Nicht nur tanzen, sondern auch denken können
Richard Siegal wird mit dem Tanzpreis der Landeshauptstadt München ausgezeichnet
Richard Siegal wird mit dem diesjährigen Tanzpreis der Landeshauptstadt München ausgezeichnet. Der mit 10.000 Euro dotierte Preis wird alle drei Jahre für das herausragende Schaffen von Künstlerinnen und Künstlern oder auch Ensembles, die in München leben und/oder deren Schaffen mit dem Kulturleben Münchens eng verknüpft ist, verliehen. Ausgezeichnet werden besondere Leistungen in allen Stilrichtungen des Tanzes und Persönlichkeiten, die München als Kulturstadt Geltung und Ansehen verschaffen. Der Stadtrat folgte mit der heutigen Beschlussfassung dem Vorschlag einer Jury.
Die Begründung der Jury
„Richard Siegal hat eine starke Vergangenheit und eine starke Gegenwart. In München ist er nicht nur als intellektueller 'spiritus rector', sondern ganz real und sehr körperlich präsent. Seine Party-Performance „CoPirates“ zur Eröffnung von Dance 2010, seine ergreifend introvertierte Selbstbefragung „Black Swan“ zwei Jahre später beim gleichen Festival prägten sich ebenso im Gedächtnis der Zuschauer ein wie sein Solo „As if Stranger“ in der Reihe transACTION (2008) und „Civic Mimic“ in der neuen Ägyptischen Sammlung anlässlich von Rodeo 2012, dem Festival der freien Szene. „Civic Mimic“ ist eine architektonisch durchkonstruierte Versuchsanordnung urbanen Lebens, die die Tänzer auf, unter und neben einem abenteuerlich schwankenden Steg mit einem sich frei im Raum bewegen den Publikum konfrontiert.
Im Juni wird er sein neues Stück „Unitxt“ mit dem Bayerischen Staatsballett uraufführen. Im selben Monat wird ihm der Tanzpreis der Landeshauptstadt München verliehen. Weil er die Jungen wie die Alten anspricht. Weil er stets den Nervenkitzel mitinszeniert. Weil er ein neues theoretisches Gerüst entwickelt und so sinnlich verpackt, dass sich viele daran reiben, sich aber niemand die Zähne daran ausbeißen muss.
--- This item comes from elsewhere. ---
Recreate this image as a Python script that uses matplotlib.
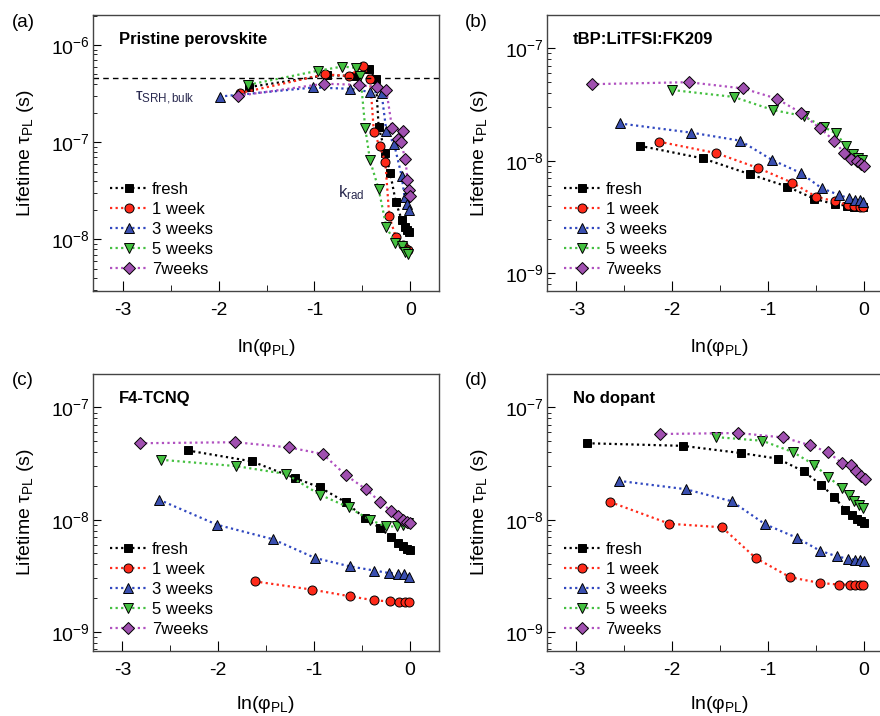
import numpy as np
import matplotlib
matplotlib.use("Agg")
import matplotlib.pyplot as plt
from matplotlib.ticker import MultipleLocator, NullFormatter, FixedLocator

plt.rcParams['font.family'] = ['Liberation Sans', 'DejaVu Sans']
plt.rcParams['mathtext.fontset'] = 'custom'
plt.rcParams['mathtext.rm'] = 'Liberation Sans'
plt.rcParams['mathtext.it'] = 'Liberation Sans:italic'
plt.rcParams['mathtext.bf'] = 'Liberation Sans:bold'
plt.rcParams['mathtext.fallback'] = 'stixsans'
plt.rcParams['axes.unicode_minus'] = False

labels = ["fresh", "1 week", "3 weeks", "5 weeks", "7weeks"]

# (a) pristine perovskite
a_fresh_x = [-1.68, -0.87, -0.57, -0.43, -0.36, -0.33, -0.26, -0.21, -0.15, -0.09, -0.06, -0.03, -0.01]
a_fresh_y = [3.7e-7, 4.9e-7, 4.8e-7, 5.7e-7, 4.5e-7, 1.44e-7, 7.7e-8, 4.85e-8, 2.4e-8, 1.6e-8, 1.35e-8, 1.25e-8, 1.2e-8]
a_w1_x = [-1.78, -0.89, -0.64, -0.49, -0.42, -0.38, -0.32, -0.26, -0.22, -0.15, -0.08, -0.04, -0.02]
a_w1_y = [3.2e-7, 5.0e-7, 4.8e-7, 6.1e-7, 4.5e-7, 1.28e-7, 9.1e-8, 6.3e-8, 1.75e-8, 1.05e-8, 8.7e-9, 8.0e-9, 7.7e-9]
a_w3_x = [-1.99, -1.01, -0.63, -0.42, -0.30, -0.25, -0.17, -0.09, -0.06, -0.03, -0.01]
a_w3_y = [2.95e-7, 3.66e-7, 3.55e-7, 3.3e-7, 3.25e-7, 1.3e-7, 9.7e-8, 4.5e-8, 2.75e-8, 2.3e-8, 2.0e-8]
a_w5_x = [-1.69, -0.96, -0.71, -0.57, -0.52, -0.47, -0.42, -0.33, -0.25, -0.16, -0.09, -0.05, -0.02]
a_w5_y = [3.9e-7, 5.45e-7, 6.0e-7, 5.85e-7, 4.8e-7, 1.4e-7, 6.5e-8, 3.3e-8, 1.35e-8, 9.2e-9, 8.5e-9, 7.5e-9, 7.1e-9]
a_w7_x = [-1.80, -0.90, -0.54, -0.35, -0.25, -0.19, -0.08, -0.13, -0.10, -0.05, -0.03, -0.01, 0.0]
a_w7_y = [3.0e-7, 4.0e-7, 3.9e-7, 3.67e-7, 3.45e-7, 1.4e-7, 1.3e-7, 1.07e-7, 1.0e-7, 6.7e-8, 4.1e-8, 3.2e-8, 2.8e-8]

# (b) tBP:LiTFSI:FK209
b_fresh_x = [-2.34, -1.68, -1.19, -0.80, -0.52, -0.30, -0.18, -0.10, -0.05, -0.01]
b_fresh_y = [1.36e-8, 1.05e-8, 7.6e-9, 5.9e-9, 4.6e-9, 4.1e-9, 4.0e-9, 3.9e-9, 3.85e-9, 3.85e-9]
b_w1_x = [-2.14, -1.54, -1.10, -0.75, -0.50, -0.30, -0.17, -0.10, -0.04, -0.01]
b_w1_y = [1.48e-8, 1.17e-8, 8.6e-9, 6.4e-9, 4.8e-9, 4.35e-9, 4.05e-9, 3.98e-9, 3.92e-9, 3.85e-9]
b_w3_x = [-2.55, -1.80, -1.29, -0.96, -0.66, -0.44, -0.26, -0.16, -0.09, -0.04, -0.01]
b_w3_y = [2.15e-8, 1.78e-8, 1.51e-8, 1.02e-8, 7.8e-9, 5.7e-9, 4.97e-9, 4.65e-9, 4.5e-9, 4.45e-9, 4.3e-9]
b_w5_x = [-2.0, -1.36, -0.95, -0.63, -0.42, -0.29, -0.19, -0.11, -0.06, -0.02]
b_w5_y = [4.26e-8, 3.7e-8, 2.83e-8, 2.5e-8, 2.0e-8, 1.75e-8, 1.36e-8, 1.15e-8, 1.07e-8, 1.02e-8]
b_w7_x = [-2.84, -1.83, -1.26, -0.91, -0.66, -0.46, -0.31, -0.21, -0.13, -0.07, -0.03, 0.0]
b_w7_y = [4.8e-8, 5.0e-8, 4.4e-8, 3.57e-8, 2.68e-8, 1.95e-8, 1.51e-8, 1.18e-8, 1.04e-8, 1.0e-8, 9.3e-9, 8.9e-9]

# (c) F4-TCNQ
c_fresh_x = [-2.32, -1.65, -1.20, -0.94, -0.67, -0.47, -0.31, -0.20, -0.12, -0.07, -0.03, 0.0]
c_fresh_y = [4.14e-8, 3.31e-8, 2.35e-8, 1.94e-8, 1.43e-8, 1.03e-8, 8.4e-9, 7.0e-9, 6.2e-9, 5.8e-9, 5.5e-9, 5.4e-9]
c_w1_x = [-1.62, -1.02, -0.63, -0.37, -0.21, -0.11, -0.05, -0.01]
c_w1_y = [2.82e-9, 2.38e-9, 2.08e-9, 1.91e-9, 1.87e-9, 1.85e-9, 1.84e-9, 1.84e-9]
c_w3_x = [-2.62, -2.01, -1.43, -0.99, -0.63, -0.37, -0.22, -0.12, -0.06, -0.01]
c_w3_y = [1.51e-8, 9.0e-9, 6.7e-9, 4.56e-9, 3.84e-9, 3.52e-9, 3.35e-9, 3.3e-9, 3.25e-9, 3.1e-9]
c_w5_x = [-2.60, -1.81, -1.29, -0.94, -0.64, -0.42, -0.25, -0.14, -0.07, -0.02]
c_w5_y = [3.42e-8, 3.0e-8, 2.55e-8, 1.67e-8, 1.29e-8, 1.0e-8, 8.7e-9, 8.7e-9, 9.0e-9, 9.3e-9]
c_w7_x = [-2.82, -1.82, -1.26, -0.91, -0.67, -0.46, -0.31, -0.20, -0.12, -0.07, -0.03, 0.0]
c_w7_y = [4.8e-8, 4.9e-8, 4.4e-8, 3.85e-8, 2.5e-8, 1.87e-8, 1.44e-8, 1.2e-8, 1.07e-8, 9.9e-9, 9.5e-9, 9.3e-9]

# (d) no dopant
d_fresh_x = [-2.89, -1.89, -1.28, -0.90, -0.63, -0.45, -0.31, -0.20, -0.12, -0.07, -0.03, 0.0]
d_fresh_y = [4.8e-8, 4.55e-8, 3.92e-8, 3.5e-8, 2.7e-8, 2.05e-8, 1.6e-8, 1.23e-8, 1.09e-8, 1.02e-8, 9.7e-9, 9.35e-9]
d_w1_x = [-2.65, -2.03, -1.48, -1.13, -0.77, -0.46, -0.26, -0.15, -0.09, -0.04, -0.01]
d_w1_y = [1.44e-8, 9.2e-9, 8.55e-9, 4.56e-9, 3.07e-9, 2.73e-9, 2.64e-9, 2.64e-9, 2.64e-9, 2.64e-9, 2.6e-9]
d_w3_x = [-2.56, -1.86, -1.38, -1.03, -0.70, -0.46, -0.28, -0.17, -0.09, -0.04, 0.0]
d_w3_y = [2.22e-8, 1.87e-8, 1.46e-8, 9.1e-9, 6.9e-9, 5.3e-9, 4.7e-9, 4.5e-9, 4.4e-9, 4.35e-9, 4.3e-9]
d_w5_x = [-1.54, -1.06, -0.74, -0.52, -0.37, -0.23, -0.16, -0.10, -0.05, -0.01]
d_w5_y = [5.44e-8, 5.05e-8, 4.0e-8, 3.09e-8, 2.4e-8, 1.91e-8, 1.65e-8, 1.48e-8, 1.36e-8, 1.27e-8]
d_w7_x = [-2.13, -1.31, -0.84, -0.56, -0.37, -0.23, -0.13, -0.08, -0.03, 0.01]
d_w7_y = [5.8e-8, 5.92e-8, 5.4e-8, 4.6e-8, 3.98e-8, 3.19e-8, 3.09e-8, 2.73e-8, 2.45e-8, 2.32e-8]

tau_srh_bulk = 4.6e-7

line_colors = ['#000000', '#ff2a1a', '#3048c0', '#44c040', '#b050c0']
face_colors = ['#000000', '#ff2a1a', '#3a4fb0', '#44c040', '#a050b0']
markers = ['s', 'o', '^', 'v', 'D']
msizes = [6, 6.5, 7, 7, 6]


def log_ticks(lo, hi):
    # only ticks inside the visible range, so no stray labels exist
    decades = np.arange(np.floor(np.log10(lo)), np.ceil(np.log10(hi)) + 1)
    major = [10.0 ** d for d in decades if lo <= 10.0 ** d <= hi]
    minor = [m * 10.0 ** d for d in decades for m in range(2, 10) if lo <= m * 10.0 ** d <= hi]
    return major, minor


def draw_panel(ax, xs, ys, title, ylim, xpad):
    for i in range(5):
        ax.plot(xs[i], ys[i], linestyle=(0, (1, 1.5)), lw=1.6, color=line_colors[i],
                marker=markers[i], ms=msizes[i], mfc=face_colors[i], mec='black',
                mew=0.7, label=labels[i])
    ax.set_yscale('log')
    ax.set_xlim(-3.31, 0.30)
    ax.set_ylim(*ylim)
    ax.set_xticks([-3, -2, -1, 0])
    ax.xaxis.set_minor_locator(FixedLocator([-2.5, -1.5, -0.5]))
    major, minor = log_ticks(*ylim)
    ax.yaxis.set_major_locator(FixedLocator(major))
    ax.yaxis.set_minor_locator(FixedLocator(minor))
    ax.yaxis.set_minor_formatter(NullFormatter())
    ax.xaxis.set_minor_formatter(NullFormatter())
    ax.tick_params(axis='both', which='major', direction='in', top=False, right=False,
                   labelsize=14)
    ax.tick_params(axis='both', which='minor', direction='in', top=False, right=False,
                   labelleft=False, labelbottom=False)
    ax.tick_params(axis='y', which='major', length=6, pad=2)
    ax.tick_params(axis='y', which='minor', length=3)
    ax.tick_params(axis='x', which='major', length=7, pad=8)
    ax.tick_params(axis='x', which='minor', length=4)
    for s in ax.spines.values():
        s.set_color('#444444')
        s.set_linewidth(1.0)
    ax.set_xlabel('ln(φ$_{\\rm PL}$)', fontsize=14, labelpad=xpad)
    ax.set_ylabel('Lifetime τ$_{\\rm PL}$ (s)', fontsize=14, labelpad=11)
    ax.text(0.075, 0.91, title, transform=ax.transAxes, fontsize=12,
            fontweight='bold', va='center', ha='left')
    ax.legend(loc='lower left', bbox_to_anchor=(0.05, 0.05), frameon=False,
              borderpad=0, borderaxespad=0, handlelength=2.2, handletextpad=0.3,
              labelspacing=0.30, fontsize=12, numpoints=1)


fig = plt.figure(figsize=(8.8, 7.16), dpi=100)

ax_a = fig.add_axes([0.1057, 0.5936, 0.3932, 0.3855])
ax_b = fig.add_axes([0.6212, 0.5936, 0.3932, 0.3855])
ax_c = fig.add_axes([0.1053, 0.0912, 0.3932, 0.3869])
ax_d = fig.add_axes([0.6212, 0.0912, 0.3932, 0.3869])

draw_panel(ax_a, [a_fresh_x, a_w1_x, a_w3_x, a_w5_x, a_w7_x],
           [a_fresh_y, a_w1_y, a_w3_y, a_w5_y, a_w7_y],
           'Pristine perovskite', (2.95e-9, 2.04e-6), 13)
draw_panel(ax_b, [b_fresh_x, b_w1_x, b_w3_x, b_w5_x, b_w7_x],
           [b_fresh_y, b_w1_y, b_w3_y, b_w5_y, b_w7_y],
           'tBP:LiTFSI:FK209', (6.96e-10, 1.98e-7), 13)
draw_panel(ax_c, [c_fresh_x, c_w1_x, c_w3_x, c_w5_x, c_w7_x],
           [c_fresh_y, c_w1_y, c_w3_y, c_w5_y, c_w7_y],
           'F4-TCNQ', (6.8e-10, 2.0e-7), 11)
draw_panel(ax_d, [d_fresh_x, d_w1_x, d_w3_x, d_w5_x, d_w7_x],
           [d_fresh_y, d_w1_y, d_w3_y, d_w5_y, d_w7_y],
           'No dopant', (6.8e-10, 2.0e-7), 11)

ax_a.axhline(tau_srh_bulk, color='black', ls=(0, (4, 3)), lw=1.0)
ax_a.text(-2.87, 2.85e-7, 'τ$_{\\rm SRH,bulk}$', fontsize=12, color='#2a2a50',
          va='center', ha='left')
ax_a.text(-0.75, 3.0e-8, 'k$_{\\rm rad}$', fontsize=12, color='#2a2a50',
          va='center', ha='left')

for lbl, x, y in [('(a)', 0.013, 0.969), ('(b)', 0.528, 0.969),
                  ('(c)', 0.013, 0.469), ('(d)', 0.528, 0.469)]:
    fig.text(x, y, lbl, fontsize=13.5, va='center', ha='left')

fig.savefig('out.png', dpi=100)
In Richard Siegals geschmeidigem Körper wohnt ein scharfer Intellekt. Wer wie er jahrelang mit William Forsythe arbeitet, der muss nicht nur tanzen, sondern auch denken können. 1968, im Jahr der Studentenrevolte, geboren, zählt der aus North Carolina stammende Tänzer, Choreograph, Tanztheoretiker und Medienforscherzwar selbst nicht mehr zu den aufrührerischen Jungspunden, wie man sie in der internationalen Tanzszene oftmals ungeduldig vermisst, fördert aber so viel Überraschendes zutage, dass es ausreicht, den zeitgenössischen Tanz aus den Angeln zu heben und gleichzeitig neu zu positionieren. Wo andere stagnieren oder sich verirren, geht er weiter. Denn Richard Siegal fragt nach gesellschaftlichen Zusammenhängen, transformiert sie in Choreografie und erhebt dabei Internetstrategien ganz selbstverständlich zur Methode. In seiner Kooperation mit Softwareentwicklern, Architekten, Philosophen und Künstlern aus diversen Sparten realisiert Richard Siegal höchst individuell in seiner interdisziplinären Plattform „The Bakery“ sowie im offenen Umgang mit seinem Publikum, was Alexander Kluge vorlebte und folgendermaßen trefflich auf den Punkt brachte: „Kooperation ist eine natürliche menschliche Verhaltensweise.“ Das lässt auf eine starke Zukunft hoffen.“
Der Jury gehörten in diesem Jahr an:
Cornelia Albrecht (Ballet National de Marseille), Prof. Dr. Gabriele Brandstetter (Freie Universität Berlin/Tanzwissenschaft), Dr. Tanja Ertel (Rolferin, Praxis für Körper- und Bewegungsarbeit), Eva-Elisabeth Fischer (Tanzkritikerin, SZ), Micha Purucker (Choreograph) und Dr. Katja Schneider (Publizistin, Tanzwissenschaftlerin) sowie aus dem Stadtrat Dr. Ingrid Anker, Monika Renner (SPD), Thomas Niederbühl (DIE GRÜNEN/Rosa Liste) und Marian Offman und Elisabeth Schmucker (CSU).